Task: Write out the listing, please, but only from its first line through the line containing "6.1, 7.0, 8.8]", exactly as given and without pictures.

====== Provided material

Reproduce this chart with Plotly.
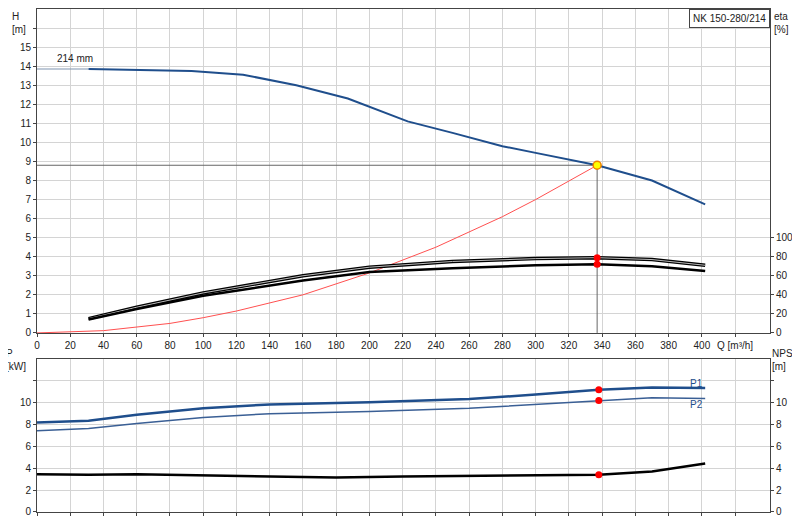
import plotly.graph_objects as go

# head curve (214 mm impeller)
q_head = [31, 62, 93, 124, 156, 187, 223, 250, 280, 300, 337, 370, 402]
h_head = [13.85, 13.8, 13.75, 13.55, 13.0, 12.3, 11.1, 10.5, 9.8, 9.45, 8.8, 8.0, 6.75]

# efficiency curves, in %
q_eta = [31, 60, 100, 130, 160, 200, 250, 300, 337, 370, 402]
eta_upper = [15, 27, 42, 51, 60, 69, 75, 78, 79, 77, 71]
eta_lower = [14, 25, 39, 47, 55, 64, 68, 71, 72, 70, 65]

# system curve
q_sys = [0, 40, 80, 100, 120, 160, 200, 240, 280, 300, 337]
h_sys = [0, 0.12, 0.5, 0.8, 1.15, 2.0, 3.15, 4.5, 6.1, 7.0, 8.8]

# power and NPSH
q_low = [0, 31, 60, 100, 140, 200, 260, 300, 338, 370, 402]
p1 = [8.2, 8.35, 8.9, 9.5, 9.85, 10.05, 10.35, 10.75, 11.2, 11.4, 11.35]
p2 = [7.45, 7.65, 8.1, 8.65, 9.0, 9.2, 9.5, 9.85, 10.2, 10.45, 10.4]
q_npsh = [0, 31, 60, 100, 140, 180, 220, 260, 300, 338, 370, 402]
npsh = [3.45, 3.4, 3.45, 3.35, 3.2, 3.15, 3.25, 3.3, 3.35, 3.4, 3.7, 4.45]

duty_q, duty_h = 337, 8.8
duty_eta = [79, 72]
duty_p = [11.2, 10.2]
duty_npsh = 3.4

blue = "#1f4e8c"
font = dict(family="Liberation Sans, Arial", size=10, color="#222")
fig = go.Figure()

# top plot
fig.add_trace(go.Scatter(x=[0, duty_q, duty_q], y=[duty_h, duty_h, 0], mode="lines",
                         line=dict(color="#666", width=1), xaxis="x", yaxis="y"))
fig.add_trace(go.Scatter(x=[0, q_head[0]], y=[h_head[0], h_head[0]], mode="lines",
                         line=dict(color="#7f93b0", width=1.2), xaxis="x", yaxis="y"))
fig.add_trace(go.Scatter(x=q_head, y=h_head, mode="lines", line=dict(color=blue, width=2),
                         xaxis="x", yaxis="y"))
fig.add_trace(go.Scatter(x=q_sys, y=h_sys, mode="lines", line=dict(color="#ff5050", width=1),
                         xaxis="x", yaxis="y"))
fig.add_trace(go.Scatter(x=q_eta, y=eta_upper, mode="lines", line=dict(color="black", width=3.5),
                         xaxis="x", yaxis="y2"))
fig.add_trace(go.Scatter(x=q_eta, y=eta_upper, mode="lines", line=dict(color="#bbb", width=1),
                         xaxis="x", yaxis="y2"))
fig.add_trace(go.Scatter(x=q_eta, y=eta_lower, mode="lines", line=dict(color="black", width=2.5),
                         xaxis="x", yaxis="y2"))
fig.add_trace(go.Scatter(x=[duty_q, duty_q], y=duty_eta, mode="markers",
                         marker=dict(color="red", size=7), xaxis="x", yaxis="y2"))
fig.add_trace(go.Scatter(x=[duty_q], y=[duty_h], mode="markers",
                         marker=dict(color="yellow", size=8, line=dict(color="#f08000", width=1.5)),
                         xaxis="x", yaxis="y"))

# bottom plot
fig.add_trace(go.Scatter(x=q_low, y=p2, mode="lines", line=dict(color="#3a5f95", width=1.5),
                         xaxis="x2", yaxis="y3"))
fig.add_trace(go.Scatter(x=q_low, y=p1, mode="lines", line=dict(color=blue, width=2.5),
                         xaxis="x2", yaxis="y3"))
fig.add_trace(go.Scatter(x=q_npsh, y=npsh, mode="lines", line=dict(color="black", width=2.5),
                         xaxis="x2", yaxis="y4"))
fig.add_trace(go.Scatter(x=[338, 338], y=duty_p, mode="markers", marker=dict(color="red", size=7),
                         xaxis="x2", yaxis="y3"))
fig.add_trace(go.Scatter(x=[338], y=[duty_npsh], mode="markers", marker=dict(color="red", size=7),
                         xaxis="x2", yaxis="y4"))

xticks = list(range(0, 421, 20))
xtext = [str(v) for v in xticks[:-1]] + ["Q [m³/h]"]
grid = "#d4d4d4"
xcommon = dict(range=[0, 441], tickvals=xticks, showgrid=True, gridcolor=grid, automargin=False,
               showline=True, linecolor="#444", mirror=True, zeroline=False, ticks="outside",
               ticklen=3, tickfont=font)
ycommon = dict(showline=True, linecolor="#444", ticks="outside", ticklen=3, zeroline=False,
               tickfont=font, automargin=False)

htick = list(range(0, 17))
fig.update_layout(
    width=800, height=520, showlegend=False, plot_bgcolor="white", paper_bgcolor="white",
    margin=dict(l=29, r=38, t=1, b=16), font=font,
    xaxis=dict(**xcommon, ticktext=xtext, anchor="y", domain=[0, 1]),
    yaxis=dict(**ycommon, range=[0, 17], tickvals=htick,
               ticktext=[str(v) if v <= 15 else "" for v in htick],
               domain=[0.356, 1], showgrid=True, gridcolor=grid),
    yaxis2=dict(**ycommon, range=[0, 340], tickvals=[0, 20, 40, 60, 80, 100], overlaying="y",
                side="right", showgrid=False),
    xaxis2=dict(**xcommon, ticktext=[""] * len(xticks), anchor="y3"),
    yaxis3=dict(**ycommon, range=[0, 14], tickvals=[0, 2, 4, 6, 8, 10, 12],
                ticktext=["0", "2", "4", "6", "8", "10", ""],
                domain=[0, 0.304], showgrid=True, gridcolor=grid),
    yaxis4=dict(**ycommon, range=[0, 14], tickvals=[0, 2, 4, 6, 8, 10, 12],
                ticktext=["0", "2", "4", "6", "8", "10", ""],
                overlaying="y3", side="right", anchor="x2", showgrid=False),
)

ann = [
    dict(text="H<br>[m]", x=-0.012, y=1.0, xanchor="right", yanchor="top"),
    dict(text="eta<br>[%]", x=1.003, y=1.0, xanchor="left", yanchor="top"),
    dict(text="P<br>[kW]", x=-0.012, y=0.33, xanchor="right", yanchor="top"),
    dict(text="NPSH<br>[m]", x=1.0, y=0.33, xanchor="left", yanchor="top"),
]
for a in ann:
    fig.add_annotation(xref="paper", yref="paper", showarrow=False, align="left", font=font, **a)
fig.add_annotation(x=11, y=14.4, xref="x", yref="y", text="214 mm", showarrow=False,
                   xanchor="left", font=font)
fig.add_annotation(x=1.0, y=1.0, xref="x domain", yref="y domain", text="NK 150-280/214",
                   showarrow=False, xanchor="right", yanchor="top", font=font,
                   bordercolor="#444", borderwidth=1, bgcolor="white", borderpad=3)
fig.add_annotation(x=402, y=11.8, xref="x2", yref="y3", text="P1", showarrow=False,
                   xanchor="right", font=dict(family=font["family"], size=10, color=blue))
fig.add_annotation(x=402, y=9.8, xref="x2", yref="y3", text="P2", showarrow=False,
                   xanchor="right", font=dict(family=font["family"], size=10, color=blue))

fig.write_html("out.html")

============

Written answer:
Reproduce this chart with Plotly.
import plotly.graph_objects as go

# head curve (214 mm impeller)
q_head = [31, 62, 93, 124, 156, 187, 223, 250, 280, 300, 337, 370, 402]
h_head = [13.85, 13.8, 13.75, 13.55, 13.0, 12.3, 11.1, 10.5, 9.8, 9.45, 8.8, 8.0, 6.75]

# efficiency curves, in %
q_eta = [31, 60, 100, 130, 160, 200, 250, 300, 337, 370, 402]
eta_upper = [15, 27, 42, 51, 60, 69, 75, 78, 79, 77, 71]
eta_lower = [14, 25, 39, 47, 55, 64, 68, 71, 72, 70, 65]

# system curve
q_sys = [0, 40, 80, 100, 120, 160, 200, 240, 280, 300, 337]
h_sys = [0, 0.12, 0.5, 0.8, 1.15, 2.0, 3.15, 4.5, 6.1, 7.0, 8.8]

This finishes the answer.